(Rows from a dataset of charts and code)
+++

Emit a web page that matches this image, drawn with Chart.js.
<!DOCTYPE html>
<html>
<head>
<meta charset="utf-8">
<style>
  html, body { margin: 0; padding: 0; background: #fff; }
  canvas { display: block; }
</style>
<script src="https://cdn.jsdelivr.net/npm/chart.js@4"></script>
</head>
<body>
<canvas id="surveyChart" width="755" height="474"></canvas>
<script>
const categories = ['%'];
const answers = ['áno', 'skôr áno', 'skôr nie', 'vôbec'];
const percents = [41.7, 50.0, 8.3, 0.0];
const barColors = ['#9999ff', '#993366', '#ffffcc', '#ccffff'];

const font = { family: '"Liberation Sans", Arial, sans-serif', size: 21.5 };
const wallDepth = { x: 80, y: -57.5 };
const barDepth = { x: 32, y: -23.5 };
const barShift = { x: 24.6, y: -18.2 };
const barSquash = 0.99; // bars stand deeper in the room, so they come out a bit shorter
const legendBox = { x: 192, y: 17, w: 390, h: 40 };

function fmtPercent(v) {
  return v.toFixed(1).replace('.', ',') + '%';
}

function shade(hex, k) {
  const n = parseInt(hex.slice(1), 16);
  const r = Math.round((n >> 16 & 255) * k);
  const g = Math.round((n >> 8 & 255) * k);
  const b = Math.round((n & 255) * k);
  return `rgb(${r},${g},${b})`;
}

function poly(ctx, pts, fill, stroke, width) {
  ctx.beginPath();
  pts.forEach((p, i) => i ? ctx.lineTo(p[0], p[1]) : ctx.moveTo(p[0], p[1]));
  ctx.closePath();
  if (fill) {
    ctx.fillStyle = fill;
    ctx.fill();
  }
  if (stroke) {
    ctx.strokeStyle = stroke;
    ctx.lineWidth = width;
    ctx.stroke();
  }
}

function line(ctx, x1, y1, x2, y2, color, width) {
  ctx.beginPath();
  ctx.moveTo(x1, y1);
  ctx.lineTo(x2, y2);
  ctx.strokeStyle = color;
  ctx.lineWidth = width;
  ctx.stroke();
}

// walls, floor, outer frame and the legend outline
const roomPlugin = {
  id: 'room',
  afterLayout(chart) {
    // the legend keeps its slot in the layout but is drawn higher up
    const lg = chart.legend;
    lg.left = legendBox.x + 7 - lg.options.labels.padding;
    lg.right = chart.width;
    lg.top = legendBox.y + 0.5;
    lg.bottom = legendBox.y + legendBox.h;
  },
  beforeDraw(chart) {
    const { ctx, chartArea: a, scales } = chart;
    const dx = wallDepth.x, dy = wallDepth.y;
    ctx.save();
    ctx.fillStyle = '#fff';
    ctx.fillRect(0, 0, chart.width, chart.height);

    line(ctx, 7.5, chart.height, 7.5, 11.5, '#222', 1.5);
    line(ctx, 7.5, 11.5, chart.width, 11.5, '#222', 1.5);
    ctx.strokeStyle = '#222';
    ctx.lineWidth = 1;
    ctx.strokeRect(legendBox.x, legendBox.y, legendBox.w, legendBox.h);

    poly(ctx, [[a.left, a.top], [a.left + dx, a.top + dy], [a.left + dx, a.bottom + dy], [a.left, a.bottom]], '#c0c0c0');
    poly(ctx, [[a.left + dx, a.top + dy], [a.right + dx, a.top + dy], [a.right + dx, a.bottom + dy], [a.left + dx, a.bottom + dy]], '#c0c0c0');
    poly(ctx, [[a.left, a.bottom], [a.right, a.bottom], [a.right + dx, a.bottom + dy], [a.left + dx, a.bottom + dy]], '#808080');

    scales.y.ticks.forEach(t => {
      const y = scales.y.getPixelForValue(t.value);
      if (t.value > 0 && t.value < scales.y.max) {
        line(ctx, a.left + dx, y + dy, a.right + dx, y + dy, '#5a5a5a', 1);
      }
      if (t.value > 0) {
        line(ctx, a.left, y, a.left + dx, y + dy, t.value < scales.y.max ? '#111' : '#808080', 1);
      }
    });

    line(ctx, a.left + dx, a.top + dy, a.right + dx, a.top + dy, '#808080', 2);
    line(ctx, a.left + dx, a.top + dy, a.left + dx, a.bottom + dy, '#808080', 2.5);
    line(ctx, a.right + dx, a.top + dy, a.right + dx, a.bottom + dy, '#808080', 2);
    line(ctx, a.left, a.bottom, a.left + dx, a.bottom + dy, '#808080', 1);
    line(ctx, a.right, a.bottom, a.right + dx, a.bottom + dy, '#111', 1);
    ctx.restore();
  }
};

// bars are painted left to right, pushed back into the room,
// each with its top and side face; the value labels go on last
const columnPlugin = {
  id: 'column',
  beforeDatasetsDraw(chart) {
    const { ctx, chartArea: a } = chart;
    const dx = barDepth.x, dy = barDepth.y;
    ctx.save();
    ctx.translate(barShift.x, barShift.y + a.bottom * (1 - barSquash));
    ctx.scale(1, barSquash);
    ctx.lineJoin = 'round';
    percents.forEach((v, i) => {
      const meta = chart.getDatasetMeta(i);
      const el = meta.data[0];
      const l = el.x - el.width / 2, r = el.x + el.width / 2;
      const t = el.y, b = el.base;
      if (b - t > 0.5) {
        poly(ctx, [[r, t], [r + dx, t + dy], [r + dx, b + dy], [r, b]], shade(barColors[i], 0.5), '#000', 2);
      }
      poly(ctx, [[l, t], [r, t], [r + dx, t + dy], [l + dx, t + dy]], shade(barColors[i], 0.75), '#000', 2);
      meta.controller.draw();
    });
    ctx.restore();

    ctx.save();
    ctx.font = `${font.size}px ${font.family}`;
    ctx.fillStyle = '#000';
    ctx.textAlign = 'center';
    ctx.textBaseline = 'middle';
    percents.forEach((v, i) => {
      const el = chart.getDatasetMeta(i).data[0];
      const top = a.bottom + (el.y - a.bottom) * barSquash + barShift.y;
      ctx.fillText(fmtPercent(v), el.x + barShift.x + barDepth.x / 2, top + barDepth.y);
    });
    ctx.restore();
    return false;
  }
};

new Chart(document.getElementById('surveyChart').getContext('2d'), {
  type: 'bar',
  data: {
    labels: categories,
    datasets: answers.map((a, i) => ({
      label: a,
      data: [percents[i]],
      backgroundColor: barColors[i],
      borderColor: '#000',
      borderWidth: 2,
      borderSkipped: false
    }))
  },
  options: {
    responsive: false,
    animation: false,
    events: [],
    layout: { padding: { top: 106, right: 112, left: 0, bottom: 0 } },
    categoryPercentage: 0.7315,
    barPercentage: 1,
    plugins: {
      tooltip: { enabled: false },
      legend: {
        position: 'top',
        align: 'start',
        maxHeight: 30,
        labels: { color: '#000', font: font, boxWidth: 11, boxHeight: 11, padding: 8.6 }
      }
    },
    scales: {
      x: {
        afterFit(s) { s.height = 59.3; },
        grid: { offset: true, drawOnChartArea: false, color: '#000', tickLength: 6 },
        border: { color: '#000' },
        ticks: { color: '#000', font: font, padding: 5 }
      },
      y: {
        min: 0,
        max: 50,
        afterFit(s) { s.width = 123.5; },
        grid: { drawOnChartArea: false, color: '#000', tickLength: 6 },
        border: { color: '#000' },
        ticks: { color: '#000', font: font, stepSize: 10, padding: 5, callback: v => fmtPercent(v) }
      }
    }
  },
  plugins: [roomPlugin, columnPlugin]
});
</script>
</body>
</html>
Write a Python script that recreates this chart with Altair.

+++

Quote the entire listing above exactly.

▶ [The answer]:
Emit a web page that matches this image, drawn with Chart.js.
<!DOCTYPE html>
<html>
<head>
<meta charset="utf-8">
<style>
  html, body { margin: 0; padding: 0; background: #fff; }
  canvas { display: block; }
</style>
<script src="https://cdn.jsdelivr.net/npm/chart.js@4"></script>
</head>
<body>
<canvas id="surveyChart" width="755" height="474"></canvas>
<script>
const categories = ['%'];
const answers = ['áno', 'skôr áno', 'skôr nie', 'vôbec'];
const percents = [41.7, 50.0, 8.3, 0.0];
const barColors = ['#9999ff', '#993366', '#ffffcc', '#ccffff'];

const font = { family: '"Liberation Sans", Arial, sans-serif', size: 21.5 };
const wallDepth = { x: 80, y: -57.5 };
const barDepth = { x: 32, y: -23.5 };
const barShift = { x: 24.6, y: -18.2 };
const barSquash = 0.99; // bars stand deeper in the room, so they come out a bit shorter
const legendBox = { x: 192, y: 17, w: 390, h: 40 };

function fmtPercent(v) {
  return v.toFixed(1).replace('.', ',') + '%';
}

function shade(hex, k) {
  const n = parseInt(hex.slice(1), 16);
  const r = Math.round((n >> 16 & 255) * k);
  const g = Math.round((n >> 8 & 255) * k);
  const b = Math.round((n & 255) * k);
  return `rgb(${r},${g},${b})`;
}

function poly(ctx, pts, fill, stroke, width) {
  ctx.beginPath();
  pts.forEach((p, i) => i ? ctx.lineTo(p[0], p[1]) : ctx.moveTo(p[0], p[1]));
  ctx.closePath();
  if (fill) {
    ctx.fillStyle = fill;
    ctx.fill();
  }
  if (stroke) {
    ctx.strokeStyle = stroke;
    ctx.lineWidth = width;
    ctx.stroke();
  }
}

function line(ctx, x1, y1, x2, y2, color, width) {
  ctx.beginPath();
  ctx.moveTo(x1, y1);
  ctx.lineTo(x2, y2);
  ctx.strokeStyle = color;
  ctx.lineWidth = width;
  ctx.stroke();
}

// walls, floor, outer frame and the legend outline
const roomPlugin = {
  id: 'room',
  afterLayout(chart) {
    // the legend keeps its slot in the layout but is drawn higher up
    const lg = chart.legend;
    lg.left = legendBox.x + 7 - lg.options.labels.padding;
    lg.right = chart.width;
    lg.top = legendBox.y + 0.5;
    lg.bottom = legendBox.y + legendBox.h;
  },
  beforeDraw(chart) {
    const { ctx, chartArea: a, scales } = chart;
    const dx = wallDepth.x, dy = wallDepth.y;
    ctx.save();
    ctx.fillStyle = '#fff';
    ctx.fillRect(0, 0, chart.width, chart.height);

    line(ctx, 7.5, chart.height, 7.5, 11.5, '#222', 1.5);
    line(ctx, 7.5, 11.5, chart.width, 11.5, '#222', 1.5);
    ctx.strokeStyle = '#222';
    ctx.lineWidth = 1;
    ctx.strokeRect(legendBox.x, legendBox.y, legendBox.w, legendBox.h);

    poly(ctx, [[a.left, a.top], [a.left + dx, a.top + dy], [a.left + dx, a.bottom + dy], [a.left, a.bottom]], '#c0c0c0');
    poly(ctx, [[a.left + dx, a.top + dy], [a.right + dx, a.top + dy], [a.right + dx, a.bottom + dy], [a.left + dx, a.bottom + dy]], '#c0c0c0');
    poly(ctx, [[a.left, a.bottom], [a.right, a.bottom], [a.right + dx, a.bottom + dy], [a.left + dx, a.bottom + dy]], '#808080');

    scales.y.ticks.forEach(t => {
      const y = scales.y.getPixelForValue(t.value);
      if (t.value > 0 && t.value < scales.y.max) {
        line(ctx, a.left + dx, y + dy, a.right + dx, y + dy, '#5a5a5a', 1);
      }
      if (t.value > 0) {
        line(ctx, a.left, y, a.left + dx, y + dy, t.value < scales.y.max ? '#111' : '#808080', 1);
      }
    });

    line(ctx, a.left + dx, a.top + dy, a.right + dx, a.top + dy, '#808080', 2);
    line(ctx, a.left + dx, a.top + dy, a.left + dx, a.bottom + dy, '#808080', 2.5);
    line(ctx, a.right + dx, a.top + dy, a.right + dx, a.bottom + dy, '#808080', 2);
    line(ctx, a.left, a.bottom, a.left + dx, a.bottom + dy, '#808080', 1);
    line(ctx, a.right, a.bottom, a.right + dx, a.bottom + dy, '#111', 1);
    ctx.restore();
  }
};

// bars are painted left to right, pushed back into the room,
// each with its top and side face; the value labels go on last
const columnPlugin = {
  id: 'column',
  beforeDatasetsDraw(chart) {
    const { ctx, chartArea: a } = chart;
    const dx = barDepth.x, dy = barDepth.y;
    ctx.save();
    ctx.translate(barShift.x, barShift.y + a.bottom * (1 - barSquash));
    ctx.scale(1, barSquash);
    ctx.lineJoin = 'round';
    percents.forEach((v, i) => {
      const meta = chart.getDatasetMeta(i);
      const el = meta.data[0];
      const l = el.x - el.width / 2, r = el.x + el.width / 2;
      const t = el.y, b = el.base;
      if (b - t > 0.5) {
        poly(ctx, [[r, t], [r + dx, t + dy], [r + dx, b + dy], [r, b]], shade(barColors[i], 0.5), '#000', 2);
      }
      poly(ctx, [[l, t], [r, t], [r + dx, t + dy], [l + dx, t + dy]], shade(barColors[i], 0.75), '#000', 2);
      meta.controller.draw();
    });
    ctx.restore();

    ctx.save();
    ctx.font = `${font.size}px ${font.family}`;
    ctx.fillStyle = '#000';
    ctx.textAlign = 'center';
    ctx.textBaseline = 'middle';
    percents.forEach((v, i) => {
      const el = chart.getDatasetMeta(i).data[0];
      const top = a.bottom + (el.y - a.bottom) * barSquash + barShift.y;
      ctx.fillText(fmtPercent(v), el.x + barShift.x + barDepth.x / 2, top + barDepth.y);
    });
    ctx.restore();
    return false;
  }
};

new Chart(document.getElementById('surveyChart').getContext('2d'), {
  type: 'bar',
  data: {
    labels: categories,
    datasets: answers.map((a, i) => ({
      label: a,
      data: [percents[i]],
      backgroundColor: barColors[i],
      borderColor: '#000',
      borderWidth: 2,
      borderSkipped: false
    }))
  },
  options: {
    responsive: false,
    animation: false,
    events: [],
    layout: { padding: { top: 106, right: 112, left: 0, bottom: 0 } },
    categoryPercentage: 0.7315,
    barPercentage: 1,
    plugins: {
      tooltip: { enabled: false },
      legend: {
        position: 'top',
        align: 'start',
        maxHeight: 30,
        labels: { color: '#000', font: font, boxWidth: 11, boxHeight: 11, padding: 8.6 }
      }
    },
    scales: {
      x: {
        afterFit(s) { s.height = 59.3; },
        grid: { offset: true, drawOnChartArea: false, color: '#000', tickLength: 6 },
        border: { color: '#000' },
        ticks: { color: '#000', font: font, padding: 5 }
      },
      y: {
        min: 0,
        max: 50,
        afterFit(s) { s.width = 123.5; },
        grid: { drawOnChartArea: false, color: '#000', tickLength: 6 },
        border: { color: '#000' },
        ticks: { color: '#000', font: font, stepSize: 10, padding: 5, callback: v => fmtPercent(v) }
      }
    }
  },
  plugins: [roomPlugin, columnPlugin]
});
</script>
</body>
</html>
Write a Python script that recreates this chart with Altair.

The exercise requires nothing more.